■ Exercise details ■
Extract each line from the entries below that has the string "with" in it.

(Rows from a dataset of charts and code)
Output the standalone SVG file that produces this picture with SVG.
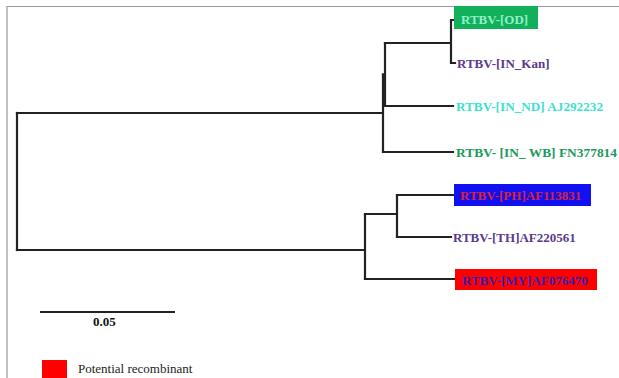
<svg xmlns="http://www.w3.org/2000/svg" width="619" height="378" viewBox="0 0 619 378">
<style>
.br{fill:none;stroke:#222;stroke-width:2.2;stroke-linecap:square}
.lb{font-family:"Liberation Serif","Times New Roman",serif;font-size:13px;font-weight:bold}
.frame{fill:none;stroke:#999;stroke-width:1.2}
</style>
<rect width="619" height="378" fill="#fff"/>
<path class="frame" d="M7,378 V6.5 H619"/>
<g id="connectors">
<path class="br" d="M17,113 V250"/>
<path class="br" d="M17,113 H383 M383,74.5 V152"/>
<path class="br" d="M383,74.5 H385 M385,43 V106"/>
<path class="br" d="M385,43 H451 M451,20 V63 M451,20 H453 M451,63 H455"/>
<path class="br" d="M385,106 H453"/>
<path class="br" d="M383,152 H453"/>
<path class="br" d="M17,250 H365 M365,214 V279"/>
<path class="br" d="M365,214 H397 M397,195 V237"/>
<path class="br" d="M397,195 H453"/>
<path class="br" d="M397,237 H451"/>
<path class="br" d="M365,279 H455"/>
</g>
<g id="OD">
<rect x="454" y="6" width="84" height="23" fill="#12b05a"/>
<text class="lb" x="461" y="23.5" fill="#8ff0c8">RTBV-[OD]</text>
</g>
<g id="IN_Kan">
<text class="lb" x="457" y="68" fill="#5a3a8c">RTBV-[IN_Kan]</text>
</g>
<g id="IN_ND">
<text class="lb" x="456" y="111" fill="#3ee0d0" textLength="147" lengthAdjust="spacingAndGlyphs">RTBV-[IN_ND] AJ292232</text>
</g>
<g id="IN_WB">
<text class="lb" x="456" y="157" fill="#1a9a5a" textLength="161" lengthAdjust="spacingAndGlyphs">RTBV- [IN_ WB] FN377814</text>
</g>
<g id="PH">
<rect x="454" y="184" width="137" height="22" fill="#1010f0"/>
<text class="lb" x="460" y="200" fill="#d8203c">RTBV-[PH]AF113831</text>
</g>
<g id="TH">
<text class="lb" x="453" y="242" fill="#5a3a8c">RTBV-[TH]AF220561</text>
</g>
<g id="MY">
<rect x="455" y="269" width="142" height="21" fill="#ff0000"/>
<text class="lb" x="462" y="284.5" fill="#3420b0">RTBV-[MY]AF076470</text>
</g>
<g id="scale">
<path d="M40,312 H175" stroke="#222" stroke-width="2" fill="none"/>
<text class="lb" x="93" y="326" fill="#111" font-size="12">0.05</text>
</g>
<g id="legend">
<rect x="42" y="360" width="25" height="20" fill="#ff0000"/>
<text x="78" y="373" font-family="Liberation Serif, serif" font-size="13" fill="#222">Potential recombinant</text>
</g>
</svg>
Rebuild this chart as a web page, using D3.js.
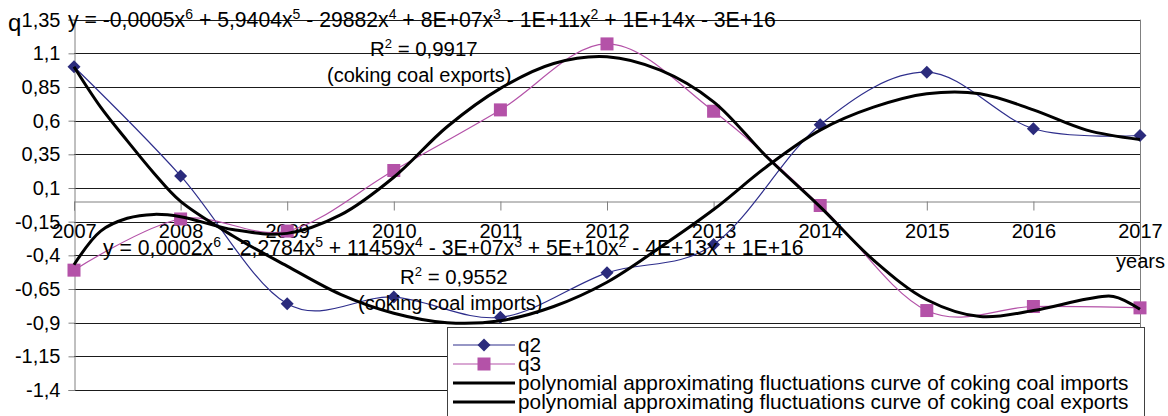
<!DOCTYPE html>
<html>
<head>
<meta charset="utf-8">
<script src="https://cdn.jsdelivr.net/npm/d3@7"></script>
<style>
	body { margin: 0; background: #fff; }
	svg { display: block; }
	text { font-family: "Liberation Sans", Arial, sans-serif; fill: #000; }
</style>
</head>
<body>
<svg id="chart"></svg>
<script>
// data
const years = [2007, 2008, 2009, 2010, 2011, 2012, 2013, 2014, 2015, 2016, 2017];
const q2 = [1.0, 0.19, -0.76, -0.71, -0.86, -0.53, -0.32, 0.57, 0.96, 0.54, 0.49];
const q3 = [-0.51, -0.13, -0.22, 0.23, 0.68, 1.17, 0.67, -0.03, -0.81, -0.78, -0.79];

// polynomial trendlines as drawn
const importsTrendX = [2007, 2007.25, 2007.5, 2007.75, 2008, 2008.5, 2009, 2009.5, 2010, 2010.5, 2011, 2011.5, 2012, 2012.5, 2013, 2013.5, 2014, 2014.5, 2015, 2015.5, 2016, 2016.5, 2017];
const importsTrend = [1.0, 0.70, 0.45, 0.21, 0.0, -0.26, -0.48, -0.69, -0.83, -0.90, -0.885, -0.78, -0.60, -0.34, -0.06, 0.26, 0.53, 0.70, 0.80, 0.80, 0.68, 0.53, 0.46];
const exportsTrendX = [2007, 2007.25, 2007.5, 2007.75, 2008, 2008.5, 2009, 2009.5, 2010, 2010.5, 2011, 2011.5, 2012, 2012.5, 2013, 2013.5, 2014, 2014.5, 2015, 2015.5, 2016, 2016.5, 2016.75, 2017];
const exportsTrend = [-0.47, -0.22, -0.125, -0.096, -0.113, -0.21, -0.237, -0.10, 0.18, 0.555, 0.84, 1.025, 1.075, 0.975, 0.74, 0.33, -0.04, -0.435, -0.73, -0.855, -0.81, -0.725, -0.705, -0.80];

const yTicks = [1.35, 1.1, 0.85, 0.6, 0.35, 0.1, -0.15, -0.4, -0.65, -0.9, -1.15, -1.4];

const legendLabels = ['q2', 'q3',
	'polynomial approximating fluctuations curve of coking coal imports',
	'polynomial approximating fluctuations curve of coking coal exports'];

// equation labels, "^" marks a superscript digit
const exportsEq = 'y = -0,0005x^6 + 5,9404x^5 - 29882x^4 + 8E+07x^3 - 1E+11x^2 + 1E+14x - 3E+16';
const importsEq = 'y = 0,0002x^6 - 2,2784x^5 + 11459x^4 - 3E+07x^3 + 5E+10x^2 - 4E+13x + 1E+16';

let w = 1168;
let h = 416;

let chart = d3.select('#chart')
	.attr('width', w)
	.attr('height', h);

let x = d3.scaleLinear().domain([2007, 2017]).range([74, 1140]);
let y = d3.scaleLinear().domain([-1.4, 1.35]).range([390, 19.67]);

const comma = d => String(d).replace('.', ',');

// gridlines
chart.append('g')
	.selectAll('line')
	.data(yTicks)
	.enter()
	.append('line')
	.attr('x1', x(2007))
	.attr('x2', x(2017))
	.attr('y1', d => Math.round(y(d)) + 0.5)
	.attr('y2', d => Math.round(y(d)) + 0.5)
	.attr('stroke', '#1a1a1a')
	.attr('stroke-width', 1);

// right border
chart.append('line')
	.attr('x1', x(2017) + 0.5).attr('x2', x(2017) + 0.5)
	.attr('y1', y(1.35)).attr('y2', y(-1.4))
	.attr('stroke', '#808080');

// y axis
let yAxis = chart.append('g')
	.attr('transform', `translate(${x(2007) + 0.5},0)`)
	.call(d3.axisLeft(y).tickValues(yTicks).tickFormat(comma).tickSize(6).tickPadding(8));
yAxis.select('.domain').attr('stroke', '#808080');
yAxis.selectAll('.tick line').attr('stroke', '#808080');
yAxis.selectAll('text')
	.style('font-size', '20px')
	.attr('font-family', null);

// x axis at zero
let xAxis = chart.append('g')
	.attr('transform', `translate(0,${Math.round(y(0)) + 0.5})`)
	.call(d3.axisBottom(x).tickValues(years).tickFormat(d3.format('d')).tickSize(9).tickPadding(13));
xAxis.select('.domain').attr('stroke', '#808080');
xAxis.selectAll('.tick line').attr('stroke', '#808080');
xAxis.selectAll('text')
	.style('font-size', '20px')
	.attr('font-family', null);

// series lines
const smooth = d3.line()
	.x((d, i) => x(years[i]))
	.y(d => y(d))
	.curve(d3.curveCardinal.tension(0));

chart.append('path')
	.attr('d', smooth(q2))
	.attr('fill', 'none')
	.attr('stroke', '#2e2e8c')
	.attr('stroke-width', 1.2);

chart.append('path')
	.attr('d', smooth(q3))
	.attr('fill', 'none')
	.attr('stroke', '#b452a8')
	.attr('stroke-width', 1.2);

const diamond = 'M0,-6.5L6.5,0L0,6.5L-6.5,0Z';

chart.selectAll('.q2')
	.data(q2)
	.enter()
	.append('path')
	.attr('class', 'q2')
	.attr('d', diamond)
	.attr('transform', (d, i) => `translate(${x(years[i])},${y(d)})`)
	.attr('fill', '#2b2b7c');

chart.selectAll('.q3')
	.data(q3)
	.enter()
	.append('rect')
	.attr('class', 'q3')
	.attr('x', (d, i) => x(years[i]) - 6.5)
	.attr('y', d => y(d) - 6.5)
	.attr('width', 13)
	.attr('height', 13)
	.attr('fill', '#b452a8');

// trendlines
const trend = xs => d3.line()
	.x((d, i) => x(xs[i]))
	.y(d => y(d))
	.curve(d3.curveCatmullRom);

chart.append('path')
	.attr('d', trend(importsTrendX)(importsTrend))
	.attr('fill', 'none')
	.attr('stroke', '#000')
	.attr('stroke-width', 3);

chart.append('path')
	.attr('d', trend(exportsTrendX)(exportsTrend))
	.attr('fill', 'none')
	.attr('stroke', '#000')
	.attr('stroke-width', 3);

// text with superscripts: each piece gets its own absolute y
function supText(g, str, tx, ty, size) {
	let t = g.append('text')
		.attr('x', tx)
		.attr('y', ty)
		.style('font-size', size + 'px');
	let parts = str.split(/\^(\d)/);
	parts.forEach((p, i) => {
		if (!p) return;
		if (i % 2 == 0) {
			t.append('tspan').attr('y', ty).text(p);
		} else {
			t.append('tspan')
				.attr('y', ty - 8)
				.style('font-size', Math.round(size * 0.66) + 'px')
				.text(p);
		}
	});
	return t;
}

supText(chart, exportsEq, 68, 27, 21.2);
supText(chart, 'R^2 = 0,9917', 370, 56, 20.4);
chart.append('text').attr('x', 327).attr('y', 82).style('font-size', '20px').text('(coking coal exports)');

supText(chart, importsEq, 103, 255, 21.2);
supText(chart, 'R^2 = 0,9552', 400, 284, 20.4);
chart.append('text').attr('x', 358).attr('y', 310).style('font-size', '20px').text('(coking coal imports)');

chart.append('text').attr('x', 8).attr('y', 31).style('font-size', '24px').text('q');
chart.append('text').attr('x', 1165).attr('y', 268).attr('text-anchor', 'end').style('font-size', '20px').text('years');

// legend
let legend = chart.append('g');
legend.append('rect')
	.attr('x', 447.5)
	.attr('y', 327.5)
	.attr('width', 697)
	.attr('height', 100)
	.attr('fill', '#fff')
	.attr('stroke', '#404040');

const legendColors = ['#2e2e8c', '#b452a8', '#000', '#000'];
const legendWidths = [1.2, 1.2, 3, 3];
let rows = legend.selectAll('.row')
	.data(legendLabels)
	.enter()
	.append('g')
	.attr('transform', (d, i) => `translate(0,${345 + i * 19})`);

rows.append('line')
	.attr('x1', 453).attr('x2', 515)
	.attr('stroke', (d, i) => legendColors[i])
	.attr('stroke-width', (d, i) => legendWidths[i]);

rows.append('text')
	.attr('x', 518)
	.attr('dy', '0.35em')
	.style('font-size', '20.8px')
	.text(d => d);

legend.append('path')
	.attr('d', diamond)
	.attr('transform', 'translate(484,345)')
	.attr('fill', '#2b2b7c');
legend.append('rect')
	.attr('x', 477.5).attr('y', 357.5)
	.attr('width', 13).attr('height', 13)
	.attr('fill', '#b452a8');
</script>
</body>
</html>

■ Output of the exercise ■
Output the standalone SVG file that produces this picture with SVG.
// text with superscripts: each piece gets its own absolute y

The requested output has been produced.